As forças policiais agora tentam esclarecer o que motivou os ataques. Eles eram comuns entre as facções, mas não diretamente contra agentes do Estado. A principal hipótese é a de que tenha sido uma represália à morte de um dos conselheiros do Comando Vermelho, Erick da Silva, o Dadinho, baleado em confronto com a polícia um dia antes da ofensiva.
Apesar da situação descontrolada nas ruas, a maior preocupação das autoridades era com a movimentação dentro dos presídios, que foram palco de massacres brutais de dezenas de detentos, com decapitações e empalamentos, em decorrência da guerra de facções nos últimos anos entre a Família do Norte, o PCC e o Comando Vermelho. “O sistema está calmo e controlado”, diz o secretário de Administração Penitenciária do Estado, Marcus Vinicius de Almeida.
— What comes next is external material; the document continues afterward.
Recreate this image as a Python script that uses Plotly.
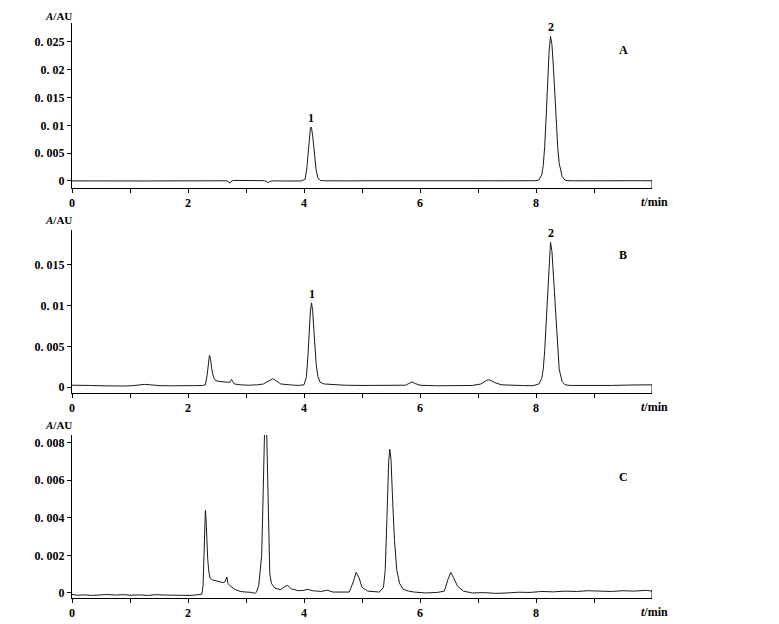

Restam, no entanto, ao menos duas grandes preocupações. Uma é que parte da calmaria nas prisões se deve justamente ao fato de o Comando Vermelho ter conquistado a hegemonia nesses locais. A outra é que a expansão e a nacionalização de facções como o Comando Vermelho e o PCC, com o sufocamento ou a cooptação de criminosos locais, podem significar que o tráfico de drogas brasileiro está passando por um processo de “cartelização”, a exemplo do que ocorreu em países que são reféns hoje de poderosos conglomerados criminosos, como o México.
“Esse é um movimento muito perigoso e exige atenção para não permitir uma ‘mexicanização’ do Brasil”, afirma o delegado Marcelo Martins. É mais um bom motivo para os dias de terror em Manaus servirem de alerta ao país.